*SOURCE EXCERPT*:

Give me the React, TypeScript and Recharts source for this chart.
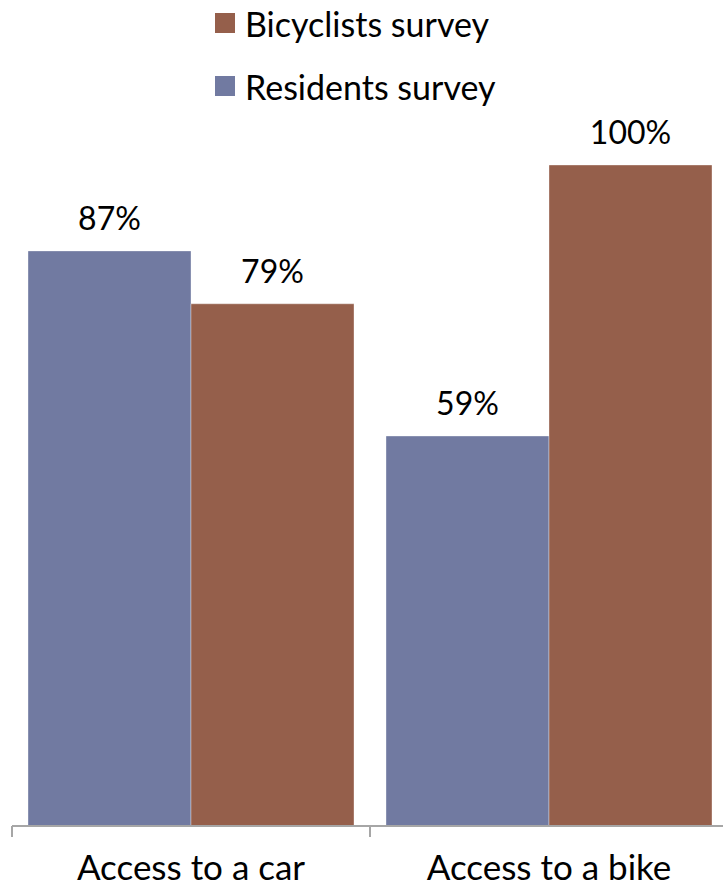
import React from 'react';
import { BarChart, Bar, XAxis, YAxis, Legend, LabelList } from 'recharts';

const categories = ['Access to a car', 'Access to a bike'];
const residentsSurvey = [87, 59];
const bicyclistsSurvey = [79, 100];
const legendOrder = ['Bicyclists survey', 'Residents survey'];

const data = categories.map((name, i) => ({
  name,
  residents: residentsSurvey[i],
  bicyclists: bicyclistsSurvey[i],
}));

const FONT = 'Lato, "Open Sans", sans-serif';
const AXIS_GRAY = '#a6a6a6';

function CategoryTick(props: any) {
  const { x, y, payload } = props;
  const half = payload && payload.offset ? payload.offset : 179;
  return (
    <g>
      <line x1={x - half} x2={x - half} y1={y - 8} y2={y + 3} stroke={AXIS_GRAY} strokeWidth={2} />
      <text x={x} y={y + 46} textAnchor="middle" fontSize={35} fill="#000" fontFamily={FONT}>
        {payload.value}
      </text>
    </g>
  );
}

function StackedLegend({ payload }: any) {
  const items = [...(payload || [])].sort(
    (a: any, b: any) => legendOrder.indexOf(a.value) - legendOrder.indexOf(b.value)
  );
  return (
    <div style={{ position: 'relative', height: 165, width: 723, fontFamily: FONT }}>
      {items.map((entry: any, i: number) => (
        <div
          key={entry.value}
          style={{
            position: 'absolute',
            left: 215,
            top: 4 + i * 63,
            height: 38,
            display: 'flex',
            alignItems: 'center',
            fontSize: 34,
            color: '#000',
            whiteSpace: 'nowrap',
          }}
        >
          <span style={{ width: 20, height: 20, background: entry.color, marginRight: 10, display: 'inline-block' }} />
          {entry.value}
        </div>
      ))}
    </div>
  );
}

export default function App() {
  return (
    <div style={{ position: 'absolute', left: 0, top: 0, width: 723, height: 887, overflow: 'hidden', background: '#fff' }}>
      <BarChart
        width={728}
        height={887}
        data={data}
        margin={{ top: 0, right: 0, left: 12, bottom: 0 }}
        barCategoryGap={16}
        barGap={0}
      >
        <Legend
          verticalAlign="top"
          align="left"
          content={<StackedLegend />}
          wrapperStyle={{ left: 0, top: 0, width: 723 }}
        />
        <XAxis
          dataKey="name"
          axisLine={{ stroke: AXIS_GRAY, strokeWidth: 2 }}
          tickLine={false}
          tick={<CategoryTick />}
          height={61}
          interval={0}
        />
        <YAxis hide domain={[0, 100]} />
        <Bar dataKey="residents" name="Residents survey" fill="#717aa1" stroke="#ffffff" strokeOpacity={0.35} isAnimationActive={false}>
          <LabelList dataKey="residents" position="top" offset={21} formatter={(v: any) => `${v}%`} fontSize={32} fill="#000" fontFamily={FONT} />
        </Bar>
        <Bar dataKey="bicyclists" name="Bicyclists survey" fill="#955f4b" stroke="#ffffff" strokeOpacity={0.35} isAnimationActive={false}>
          <LabelList dataKey="bicyclists" position="top" offset={21} formatter={(v: any) => `${v}%`} fontSize={32} fill="#000" fontFamily={FONT} />
        </Bar>
      </BarChart>
    </div>
  );
}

*AIM*: Without the pictures, return the listing above from its first line through the line that has "const AXIS_GRAY = '#a6a6a6';".

*TASK ANSWER*:
Give me the React, TypeScript and Recharts source for this chart.
import React from 'react';
import { BarChart, Bar, XAxis, YAxis, Legend, LabelList } from 'recharts';

const categories = ['Access to a car', 'Access to a bike'];
const residentsSurvey = [87, 59];
const bicyclistsSurvey = [79, 100];
const legendOrder = ['Bicyclists survey', 'Residents survey'];

const data = categories.map((name, i) => ({
  name,
  residents: residentsSurvey[i],
  bicyclists: bicyclistsSurvey[i],
}));

const FONT = 'Lato, "Open Sans", sans-serif';
const AXIS_GRAY = '#a6a6a6';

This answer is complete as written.